Another factor contributing to the higher academic intake at colleges is that schools are capitalising on the trend of improving GCSE results to raise their sixth-form entry criteria.

'Local schools and sixth-form colleges have upped the entry requirement this year from five GCSEs graded A-C to six Bs,' says the Nescot spokeswoman. 'Schools can cream off the students with the best GCSE results for their A-level courses. We have raised our entry requirements because we can, but it means those with not so good qualifications, or no qualifications, have fewer options.'

MODERN APPRENTICES

Just as college places are becoming ever harder for the least well-qualified to secure, so too is a job. Over the past six months, Linda Baston-Pitt, who has set up a training unit at her Old School House Nursery in Stetchworth, has been attracting applicants with A levels - often in health and social care - to her setting. The arrival of these new modern apprentices with graduate and manager potential is causing her to rethink their training.

'We are now getting people who are not going to university - because there is no place - as well as people who have been made redundant,' she says. 'Starting them on childcare Level 2 or 3 is not appropriate. They are already there. We are mapping what they have done and developing them. They lack the Early Years Foundation Stage so we will teach that, and we are also starting the Institute of Learning and Management Level 3 in line management. They are academically able and we want to fasttrack them.

'They could go to university but don't want to come out saddled with debts and no job. They prefer to have the opportunity to train knowing they have the potential to get to management level where they realise the pay will be better. It is a spin-off from the recession, but it is very positive. They have very clear goals and aim to be getting to graduate level but within early years.

'We are also getting people who have been made redundant or are under threat who realise that working with children is something they have always wanted to do. They are coming in with many different skills and with passion.'

RAISING QUALITY

Independent trainer and Early Years Professional assessor Kathy Brodie welcomes the effect that these new recruits will have on the workforce.

'If new staff come in who are intelligent, motivated people, it could shake things up a bit,' she says. 'That would be no bad thing. There is an element of complacency,' she adds, having spoken recently to a manager who reckoned that a change of Government would spell an end to Early Years Professionals and the Level 3 target.

If the EYPS survives, she believes these new recruits will seek to attain the status, before going on to jobs such as local authority pedagogues and early years consultants, leaving with years of direct experience and leaving behind them the quality they had brought to a setting.

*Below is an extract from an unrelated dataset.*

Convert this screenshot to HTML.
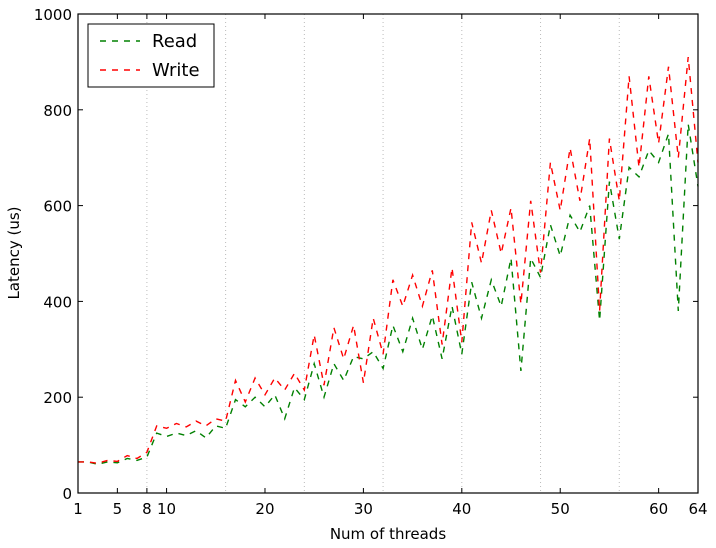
<!DOCTYPE html>
<html><head><meta charset="utf-8"><style>
body{margin:0;background:#fff;font-family:"DejaVu Sans",sans-serif}
svg text{font-family:"DejaVu Sans",sans-serif;font-size:15px;fill:#000}
</style></head><body>
<svg id="c" width="716" height="544"></svg>
<script>
const threads=[];for(let i=1;i<=64;i++)threads.push(i);
const readVals=[65,65,60,65,63,72,68,75,125,118,125,120,130,115,140,135,195,180,200,180,205,155,220,195,270,200,270,235,285,280,295,260,350,295,365,300,370,280,390,290,440,365,445,390,490,255,490,450,560,495,580,545,600,360,650,530,680,660,715,690,750,380,770,640];
const writeVals=[65,65,62,68,66,78,72,85,140,135,145,138,150,140,155,150,235,190,240,205,240,215,250,215,330,225,345,280,350,230,365,290,445,390,455,390,465,310,470,315,565,480,590,500,595,395,610,460,690,590,720,610,740,380,740,610,870,680,870,730,890,700,910,690];
const xTicks=[1,5,8,10,20,30,40,50,60,64];
const yTicks=[0,200,400,600,800,1000];
const gridX=[8,16,24,32,40,48,56];
const L=78,R=698,T=14,B=493;
const xs=v=>L+(v-1)*(R-L)/63, ys=v=>B-v*(B-T)/1000;
const svg=document.getElementById('c'),NS='http://www.w3.org/2000/svg';
function mk(t,a,p){const e=document.createElementNS(NS,t);for(const k in a)e.setAttribute(k,a[k]);(p||svg).appendChild(e);return e;}
gridX.forEach(g=>{const e=mk('line',{x1:xs(g),x2:xs(g),y1:T,y2:B,stroke:'#bbb','stroke-dasharray':'1,3'});

});
function series(vals,col,name){const d=vals.map((v,i)=>(i?'L':'M')+xs(threads[i]).toFixed(1)+','+ys(v).toFixed(1)).join('');
const e=mk('path',{d:d,fill:'none',stroke:col,'stroke-width':1.4,'stroke-dasharray':'6,6'});

}
series(readVals,'#008000','read-line');
series(writeVals,'#ff0000','write-line');
const fr=mk('rect',{x:L,y:T,width:R-L,height:B-T,fill:'none',stroke:'#000','stroke-width':1.2});


xTicks.forEach(t=>{mk('line',{x1:xs(t),x2:xs(t),y1:B,y2:B-5,stroke:'#000'});mk('line',{x1:xs(t),x2:xs(t),y1:T,y2:T+5,stroke:'#000'});
const e=mk('text',{x:xs(t),y:B+21,'text-anchor':'middle'});e.textContent=t;

});
yTicks.forEach(t=>{mk('line',{x1:L,x2:L+5,y1:ys(t),y2:ys(t),stroke:'#000'});mk('line',{x1:R,x2:R-5,y1:ys(t),y2:ys(t),stroke:'#000'});
const e=mk('text',{x:L-6,y:ys(t)+6,'text-anchor':'end'});e.textContent=t;

});
</script>
<svg width="716" height="544" style="position:absolute;left:0;top:0">
<text x="388" y="539" text-anchor="middle">Num of threads</text>
<text transform="translate(19,253) rotate(-90)" text-anchor="middle">Latency (us)</text>
<g>
<rect x="88" y="24" width="126" height="63" fill="#fff" stroke="#000"/>
<line x1="100" x2="140" y1="41" y2="41" stroke="#008000" stroke-width="1.4" stroke-dasharray="6,6"/>
<text x="152" y="47" style="font-size:18px">Read</text>
<line x1="100" x2="140" y1="70" y2="70" stroke="#ff0000" stroke-width="1.4" stroke-dasharray="6,6"/>
<text x="152" y="76" style="font-size:18px">Write</text>
</g>
</svg>
</body></html>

'They would have more direct early years experience than many LA pedagogues and early years consultants, who are sometimes ex-teachers that have worked only in primary or even secondary schools,' she adds.

Effective early years practitioners need more than academic qualifications, warns Purnima Tanuku, chief executive of National Day Nurseries Association. 'Although the recession may play a part in encouraging people to consider vocational courses such as childcare, rather than academic qualifications, it is important to note there are other factors too. Motivation and passion are essential to work in the early years.'

Ms Jeffries, however, is positive about the trend. 'We have been full of platitudes about raising quality,' she says. 'When the National Childcare Strategy was initially implemented, recruitment issues were more about quantity than quality and I felt we were storing up problems for the future. It is good to think we might now be getting better qualified entrants into the sector.'

CASE STUDY

Aylesbury College in Buckinghamshire has had a huge rise in the quantity and quality of students over the past year, with numbers on the full-time Level 3 Childcare and Education Diploma course doubling from 19 to 38.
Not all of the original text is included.